1. Proposals. In two or three paragraphs, your proposal should introduce your topic, identify your genre, and articulate the intellectual or scholarly motives for the project. (See Gordon Harvey’s “Elements of the Academic Essay” on motive.) Your proposal might include a hypothesis, but that’s not necessary. You should include a list of texts you will examine in the project. You’ll submit a draft of your proposal to me and to your writing group by Friday, October 18 (via email). We’ll workshop these proposals in class on October 23. Based on the feedback you receive, you’ll revise and submit your final proposal to me by Wednesday, October 30.

2. Annotated Bibliographies. Your annotated bibliography should include a list of works cited, formatted according to the citation style you will use in your essay, and a short paragraph for each citation. These short paragraphs should explain what role(s) the text cited will play in the essay. They should be written to persuade readers that each text belongs in the project. Where possible, you should identify which of Mark Gaipa’s techniques you might use when working with a given source. You will bring drafts of your annotated bibliographies on November 6. We’ll workshop them in class, and you’ll send a final version to me by November 13.

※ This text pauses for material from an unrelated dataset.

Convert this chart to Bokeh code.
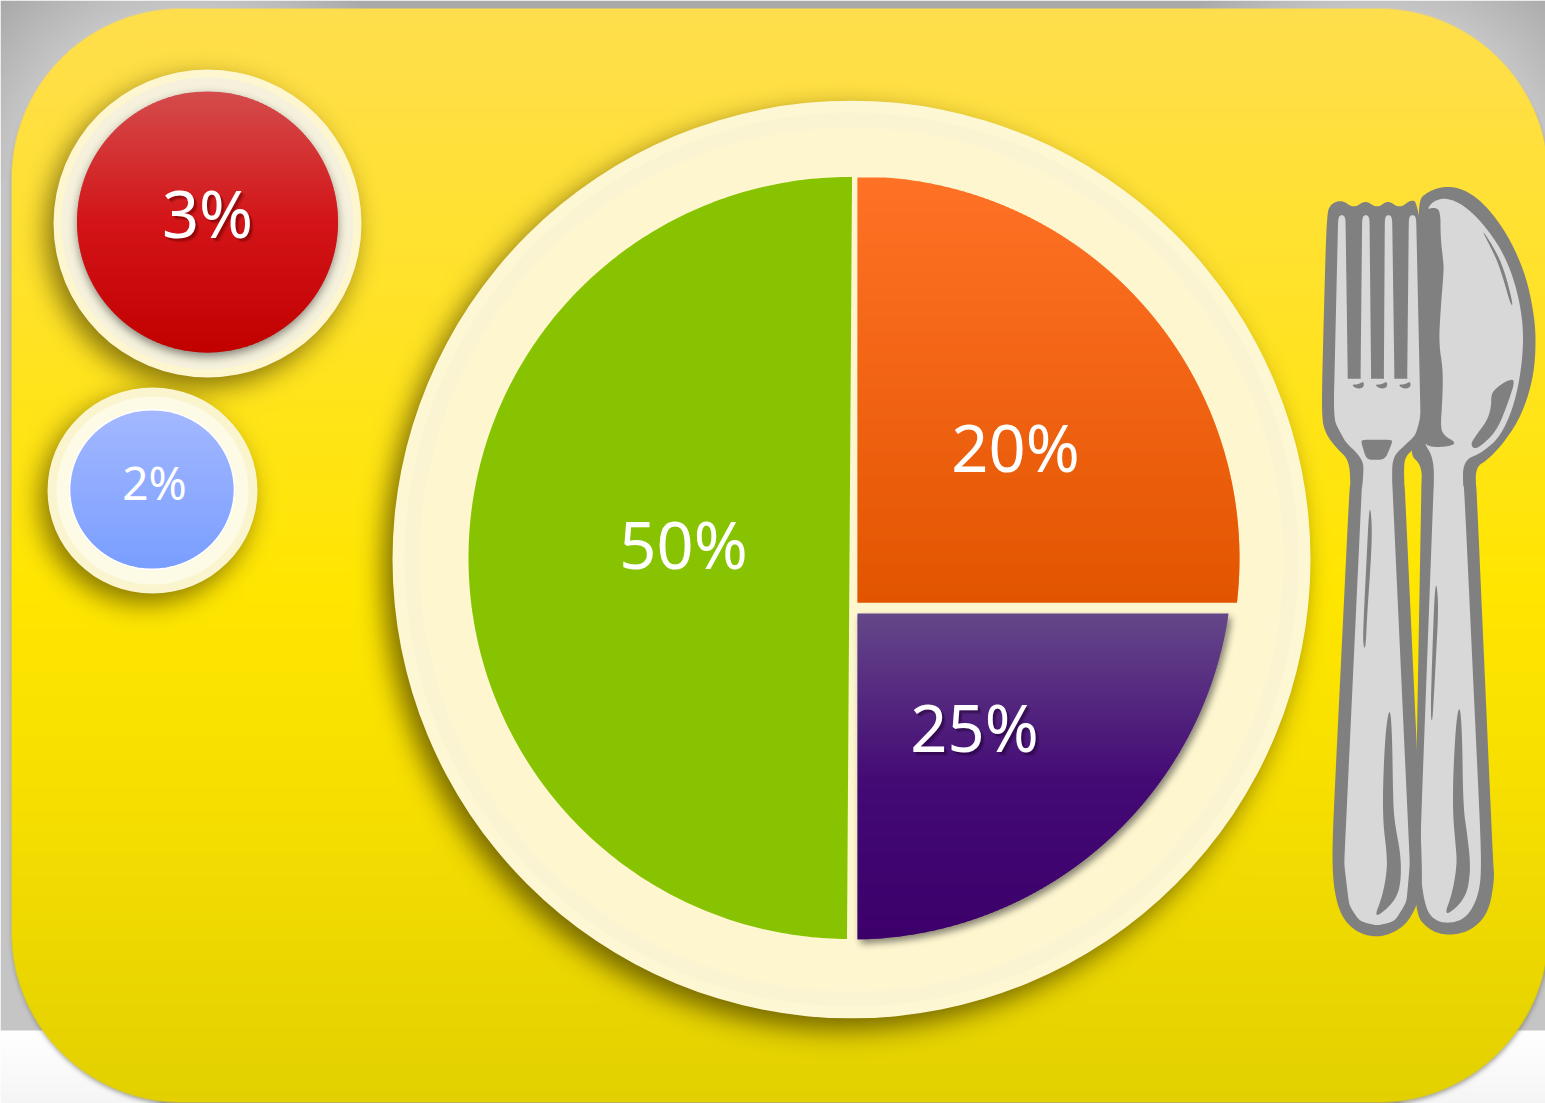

3. Drafts. You’ll send a draft of your research project to your writing group and to me by Sunday, December 8. Please include a 100-150 word abstract to be used on the table of contents page for our online anthology. We will workshop your drafts in class on December 11.

4. You will post the final version of your research project, including your abstract, to our anthology page, by December 18 (midnight).


Texts to Purchase

(All other readings listed on the calendar can be found on our “Readings” page, as links or PDFs.)

Alison Bechdel, Fun Home (Mariner Books 2007)
Dennis Cooper, God., Jr. (Grove Press 2005)
Antonio Damasio, Self Comes to Mind: Constructing the Conscious Brain (Pantheon 2010)
Siri Hustvedt, The Shaking Woman, or a History of My Nerves (Picador 2010)
Alva Noë, Out of Our Heads: Why You Are Not Your Brain and Other Lessons from the Biology of Consciousness  (Hill and Wang 2010)
Matias Viegener, 2500 Random Things about Me Too (Les Figues 2012)
John Wray, Lowboy (Farrar, Strauss & Giroux 2010)

Writing Groups
During the second half of the semester, you will be assigned to a writing group. You will complete your research projects in stages: proposal, annotated bibliography, draft, and revision. Members of each writing group will read each other’s drafts and offer feedback at each of these stages.